On Wednesday, Al Qaeda in the Arabian Peninsula (AQAP), the Yemen-based branch of the terrorist organization, claimed operational and moral responsibility for the "blessed battle of Paris." By "blessed battle," AQAP leader Nasr bin Ali al-Ansi means the cold-blooded murder of 10 satirists and two police officers, plus the long manhunt that ended in the fatalities of Cherif and Said Kouachi, the two French gunmen apparently dispatched by AQAP.

Such a claim seems to demand a response.

You can't ignore a group that brags about ordering the murder of a country's citizens and police, right? Well, the reaction is already beginning. France, like the U.S. after the Sept. 11, 2001, terrorist attacks, is already moving to curtail civil liberties and beef up security laws, and France's lower house voted Tuesday to continue bombing Islamic State — the gunman who carried out last week's other terrorist attack in Paris, on a kosher market, claimed allegiance to ISIS — on a lopsided 488-1 vote.

Bombing ISIS is one thing — Paris is extending a mission already underway, and ISIS probably poses a greater threat to France and its neighbors, since an estimated 3,000 to 5,000 European nationals have traveled to Syria and Iraq to fight with the group. But unpopular French President Francois Hollande may be tempted to expand his country's involvement in the Middle East with a retaliatory, rallly-around-the-Tricolour invasion of Yemen.

He and his government should resist the temptation.

The first reason is obvious: France doesn't need that kind of headache. Yemen is a mess, with a brewing civil war between the Shiite Houthis, who've seized control of the capital, and AQAP and other Sunni factions. The lack of a strong central government has allowed AQAP to run free in large parts of the peninsula — but that just makes Colin Powell's "Pottery Barn rule" (you break it, you own it) all the more relevant and daunting.

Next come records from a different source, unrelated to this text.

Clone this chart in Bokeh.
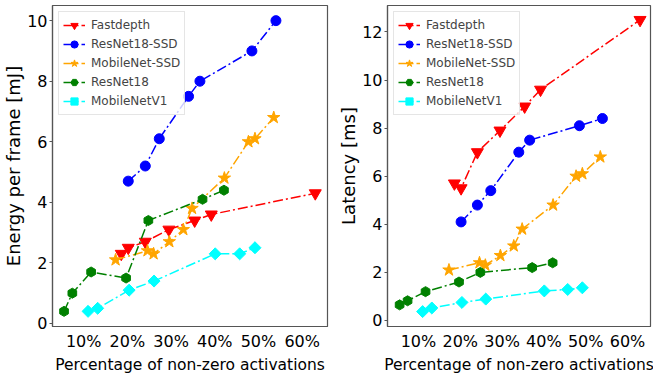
import math
from bokeh.plotting import figure
from bokeh.layouts import row
from bokeh.models import FixedTicker, Range1d
from bokeh.embed import file_html
from bokeh.resources import INLINE

# ---- data ----
series_names = ["Fastdepth", "ResNet18-SSD", "MobileNet-SSD", "ResNet18", "MobileNetV1"]

fast_x = [18.6, 20.2, 24.1, 29.5, 35.4, 39.2, 63.0]
fast_energy = [2.3, 2.5, 2.7, 3.1, 3.4, 3.6, 4.3]
fast_latency = [5.7, 5.5, 7.0, 7.9, 8.9, 9.6, 12.5]

rssd_x = [20.2, 24.1, 27.3, 34.0, 36.6, 48.5, 54.0]
rssd_energy = [4.7, 5.2, 6.1, 7.5, 8.0, 9.0, 10.0]
rssd_latency = [4.1, 4.8, 5.4, 7.0, 7.5, 8.1, 8.4]

mssd_x = [17.3, 24.6, 26.0, 29.6, 32.8, 34.8, 42.2, 47.7, 49.2, 53.5]
mssd_energy = [2.1, 2.4, 2.3, 2.7, 3.1, 3.8, 4.8, 6.0, 6.1, 6.8]
mssd_latency = [2.1, 2.4, 2.3, 2.7, 3.1, 3.8, 4.8, 6.0, 6.1, 6.8]

r18_x = [5.5, 7.4, 11.7, 19.7, 24.8, 37.2, 42.1]
r18_energy = [0.4, 1.0, 1.7, 1.5, 3.4, 4.1, 4.4]
r18_latency = [0.65, 0.82, 1.2, 1.6, 2.0, 2.2, 2.4]

mv1_x = [11.0, 13.2, 20.4, 26.1, 40.1, 45.7, 49.2]
mv1_energy = [0.4, 0.5, 1.1, 1.4, 2.3, 2.3, 2.5]
mv1_latency = [0.37, 0.52, 0.75, 0.89, 1.23, 1.29, 1.36]

x_ticks = [10, 20, 30, 40, 50, 60]
x_tick_labels = ["10%", "20%", "30%", "40%", "50%", "60%"]
energy_ticks = [0, 2, 4, 6, 8, 10]
latency_ticks = [0, 2, 4, 6, 8, 10, 12]

FONT = "DejaVu Sans"
FRAME = "#555555"

styles = [
    ("red", "inverted_triangle", 12, 0.0),
    ("blue", "circle", 10, 0.0),
    ("orange", "star", 13, 0.0),
    ("green", "hex", 10, math.pi / 6),
    ("cyan", "square", 8.5, math.pi / 4),
]


def make(xs_list, ys_list, ylabel, yticks, xrange, yrange, width, bl, br, lab_standoff):
    p = figure(width=width, height=376, output_backend="svg", toolbar_location=None,
               x_range=Range1d(*xrange), y_range=Range1d(*yrange),
               min_border_left=bl, min_border_right=br, min_border_top=5, min_border_bottom=46)
    p.grid.visible = False
    p.outline_line_color = FRAME
    p.outline_line_width = 1.2
    for xs, ys, name, (col, mk, sz, ang) in zip(xs_list, ys_list, series_names, styles):
        p.line(xs, ys, color=col, line_width=1.5, line_dash="10 3 2 3", legend_label=name)
        p.scatter(xs, ys, marker=mk, size=sz, angle=ang, fill_color=col, line_color=col,
                  legend_label=name)
    xa = p.xaxis[0]
    xa.ticker = FixedTicker(ticks=x_ticks)
    xa.major_label_overrides = {t: l for t, l in zip(x_ticks, x_tick_labels)}
    xa.major_tick_out = 0
    xa.major_tick_in = 0
    xa.minor_tick_out = 0
    xa.minor_tick_in = 0
    xa.major_label_standoff = 5
    xa.axis_label = "Percentage of non-zero activations"
    xa.axis_label_standoff = 2
    xa.axis_label_text_font_size = "15.5px"
    ya = p.yaxis[0]
    ya.ticker = FixedTicker(ticks=yticks)
    ya.major_tick_out = 3
    ya.major_tick_in = 0
    ya.minor_tick_out = 0
    ya.minor_tick_in = 0
    ya.major_label_standoff = 2
    ya.axis_label = ylabel
    ya.axis_label_standoff = lab_standoff
    ya.axis_label_text_font_size = "18px"
    for ax in (xa, ya):
        ax.axis_line_color = FRAME
        ax.axis_line_width = 1.2
        ax.major_tick_line_color = FRAME
        ax.major_label_text_font = FONT
        ax.major_label_text_font_size = "16px"
        ax.major_label_text_color = "black"
        ax.axis_label_text_font = FONT
        ax.axis_label_text_font_style = "normal"
        ax.axis_label_text_color = "black"
    lg = p.legend[0]
    lg.location = "top_left"
    lg.margin = 6
    lg.padding = 4
    lg.spacing = 1
    lg.label_text_font = FONT
    lg.label_text_font_size = "12px"
    lg.label_height = 18
    lg.glyph_height = 18
    lg.glyph_width = 22
    lg.label_standoff = 6
    lg.border_line_color = "#cccccc"
    lg.border_line_width = 1
    lg.background_fill_alpha = 0.8
    return p


p1 = make([fast_x, rssd_x, mssd_x, r18_x, mv1_x],
          [fast_energy, rssd_energy, mssd_energy, r18_energy, mv1_energy],
          "Energy per frame [mJ]", energy_ticks, (2.86, 65.8), (-0.1, 10.5), 335, 46, 8, 0)
p2 = make([fast_x, rssd_x, mssd_x, r18_x, mv1_x],
          [fast_latency, rssd_latency, mssd_latency, r18_latency, mv1_latency],
          "Latency [ms]", latency_ticks, (2.6, 65.5), (-0.25, 13.1), 318, 46, 3, 0)

layout = row(p1, p2)
open("out.html", "w").write(file_html(layout, INLINE))
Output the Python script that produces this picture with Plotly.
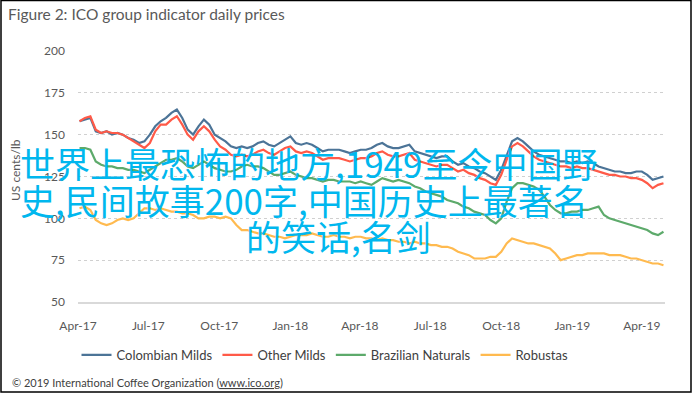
import pandas as pd
import plotly.graph_objects as go

# ---- data (US cents/lb, weekly readings) ----
dates = pd.date_range("2017-04-03", periods=109, freq="7D")

colombian_milds = [
    158, 159, 160, 152, 151, 152, 150, 151, 150, 148,
    147, 145, 146, 150, 155, 158, 160, 163, 165, 160,
    153, 150, 155, 159, 156, 150, 148, 146, 143, 142,
    143, 142, 143, 145, 146, 144, 143, 145, 147, 149,
    145, 144, 145, 144, 142, 140, 141, 141, 141, 140,
    139, 140, 141, 141, 142, 144, 145, 143, 142, 142,
    143, 144, 140, 139, 138, 137, 136, 137, 137, 134,
    132, 133, 131, 130, 128, 127, 125, 123, 129, 138,
    146, 148, 146, 143, 140, 138, 137, 136, 135, 134,
    134, 133, 134, 133, 134, 133, 131, 130, 129, 128,
    128, 127, 127, 128, 128, 126, 123, 124, 125]

other_milds = [
    158, 160, 161, 153, 151, 152, 151, 151, 150, 148,
    146, 144, 142, 145, 152, 156, 156, 159, 161, 156,
    150, 147, 152, 155, 152, 147, 143, 141, 138, 137,
    138, 137, 138, 140, 141, 139, 138, 140, 142, 143,
    140, 139, 140, 139, 137, 135, 136, 136, 136, 135,
    134, 135, 136, 136, 137, 139, 140, 138, 137, 137,
    138, 139, 135, 134, 133, 132, 131, 132, 132, 130,
    128, 129, 127, 126, 124, 123, 121, 120, 126, 135,
    143, 145, 143, 140, 137, 135, 134, 133, 132, 131,
    131, 130, 131, 130, 130, 129, 128, 127, 126, 126,
    125, 125, 124, 124, 123, 121, 118, 120, 121]

brazilian_naturals = [
    142, 142, 141, 134, 132, 131, 131, 130, 130, 129,
    129, 128, 127, 129, 131, 133, 135, 135, 136, 134,
    131, 130, 132, 134, 132, 130, 129, 128, 128, 129,
    131, 132, 131, 131, 130, 128, 126, 126, 127, 128,
    126, 125, 124, 124, 123, 122, 123, 123, 122, 122,
    122, 121, 122, 121, 120, 122, 124, 123, 122, 123,
    122, 121, 119, 118, 116, 115, 114, 113, 111, 110,
    109, 107, 106, 104, 103, 102, 99, 97, 100, 110,
    118, 121, 121, 120, 119, 117, 113, 108, 105, 103,
    103, 104, 104, 105, 105, 106, 107, 102, 100, 99,
    98, 97, 96, 95, 94, 93, 91, 90, 92]

robustas = [
    106, 107, 105, 99, 97, 96, 97, 99, 100, 99,
    100, 103, 106, 106, 105, 106, 105, 104, 104, 103,
    103, 102, 100, 100, 101, 101, 100, 101, 100, 96,
    93, 93, 92, 91, 91, 90, 89, 89, 88, 89,
    90, 90, 90, 91, 90, 89, 89, 90, 89, 89,
    88, 89, 89, 88, 88, 87, 88, 87, 87, 86,
    86, 85, 86, 85, 85, 84, 84, 83, 83, 82,
    80, 79, 78, 76, 76, 76, 77, 77, 80, 85,
    88, 87, 86, 85, 85, 84, 83, 82, 79, 75,
    76, 77, 78, 78, 79, 79, 79, 79, 78, 78,
    78, 77, 76, 76, 75, 74, 73, 73, 72]

series_names = ["Colombian Milds", "Other Milds", "Brazilian Naturals", "Robustas"]
series_colors = ["#4C7497", "#FF5A48", "#5DAA6B", "#FFBA4F"]

tick_dates = ["2017-04-01", "2017-07-01", "2017-10-01", "2018-01-01", "2018-04-01",
              "2018-07-01", "2018-10-01", "2019-01-01", "2019-04-01"]
tick_labels = ["Apr-17", "Jul-17", "Oct-17", "Jan-18", "Apr-18",
               "Jul-18", "Oct-18", "Jan-19", "Apr-19"]

watermark_lines = ["世界上最恐怖的地方,1949至今中国野",
                   "史,民间故事200字,中国历史上最著名",
                   "的笑话,名剑"]

# ---- figure ----
W, H = 695, 394
L, R, T, B = 78, 665, 51, 302   # plot area in pixels


def px(x):
    return (x - L) / (R - L)


def py(y):
    return (B - y) / (B - T)


fig = go.Figure()
for name, vals, col in zip(series_names,
                           [colombian_milds, other_milds, brazilian_naturals, robustas],
                           series_colors):
    fig.add_trace(go.Scatter(x=dates, y=vals, name=name, mode="lines",
                             line=dict(color=col, width=2.2)))

font_main = "Lato, 'Open Sans', sans-serif"

fig.update_layout(
    width=W, height=H,
    margin=dict(l=L, r=W - R, t=T, b=H - B, pad=0, autoexpand=False),
    paper_bgcolor="white", plot_bgcolor="white",
    font=dict(family=font_main, color="#595959", size=12),
    showlegend=True,
    legend=dict(orientation="h", x=px(325), xanchor="center", y=py(355), yanchor="middle",
                font=dict(size=13, color="#404040"), itemwidth=30,
                bgcolor="rgba(0,0,0,0)", tracegroupgap=0),
    xaxis=dict(range=["2017-04-01", "2019-05-01"], tickvals=tick_dates, ticktext=tick_labels,
               showgrid=False, zeroline=False, showline=True, linecolor="#D9D9D9",
               linewidth=1.5, ticks="", ticklabelstandoff=12,
               tickfont=dict(size=12, color="#595959")),
    yaxis=dict(range=[50, 200], dtick=25, tick0=50, showgrid=True, gridcolor="#D0D0D0",
               griddash="dot", gridwidth=1.2, zeroline=False, showline=False, ticks="",
               ticklabelstandoff=12, tickfont=dict(size=12, color="#595959")),
)

annotations = [
    dict(text="Figure 2: ICO group indicator daily prices", x=px(6), y=py(14),
         xanchor="left", yanchor="middle", showarrow=False,
         font=dict(size=15.5, color="#595959", family=font_main)),
    dict(text="US cents/lb", x=px(15), y=py(170), textangle=-90, xanchor="center",
         yanchor="middle", showarrow=False, font=dict(size=12, color="#595959", family=font_main)),
    dict(text="© 2019 International Coffee Organization (<u>www.ico.org</u>)", x=px(10), y=py(382),
         xanchor="left", yanchor="middle", showarrow=False,
         font=dict(size=11, color="#404040", family=font_main)),
]
wm_pos = [(18, 162), (18, 200), (244, 235)]
for txt, (wx, wy) in zip(watermark_lines, wm_pos):
    annotations.append(dict(text=txt, x=px(wx), y=py(wy), xanchor="left", yanchor="middle",
                            showarrow=False,
                            font=dict(size=35, color="#00B7EE", family="Noto Sans CJK SC")))
for a in annotations:
    a["xref"] = "paper"
    a["yref"] = "paper"
fig.update_layout(annotations=annotations)

fig.add_shape(type="rect", xref="paper", yref="paper", x0=px(1), x1=px(691), y0=py(392), y1=py(0.5),
              line=dict(color="black", width=1.5), fillcolor="rgba(0,0,0,0)", layer="above")

fig.write_html("out.html", config={"displayModeBar": False},
               post_script="document.body.style.margin='0';document.body.style.overflow='hidden';")
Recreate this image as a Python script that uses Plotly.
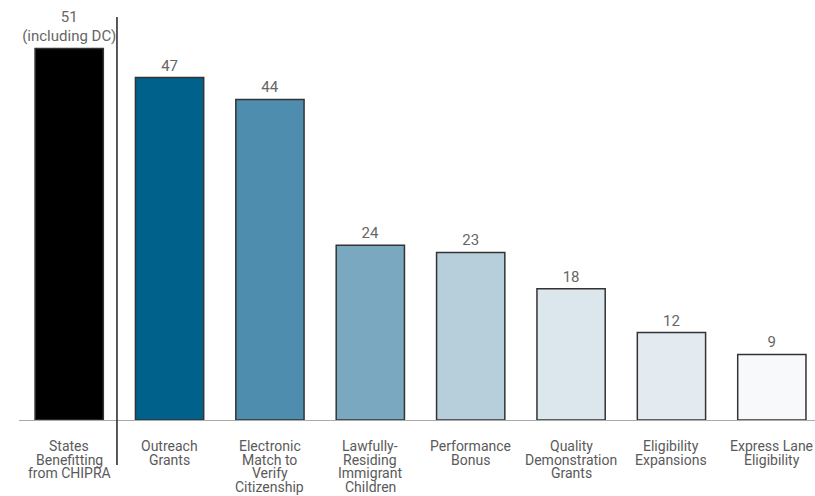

France doesn't want to "own" Yemen. The ongoing U.S. military commitments in Afghanistan and Iraq, after more than a decade of war, is certainly one cautionary tale — and France's military is a fraction of the size of America's — but France should remember its own long, bloody experience in Algiers as well.

The second reason is also something France could learn from post-9/11 America: Terrorists want a reaction, and preferably an over-reaction. London-based newspaper editor Abdul Bari Atwan interviewed Osama bin Laden in 1996, and in a 2008 book, The Secret History of al Qaeda, he said bin Laden wanted to lure the U.S. into his web. In 2007, he explained to Tony Jones at Australia's ABC News:

It seems Osama bin Laden had a long-term strategy. He told me personally that he can't go and fight the Americans and their country. But if he manages to provoke them and bring them to the Middle East and to their Muslim worlds, where he can find them or fight them on his own turf, he will actually teach them a lesson. It seems the invasion of Iraq fulfilled Osama bin Laden's wish. [Atwan, to ABC News]

Before France reflexively swats back at al Qaeda in Yemen or elsewhere, it should consider what AQAP really wants. Then it should do what's in the best interests of France.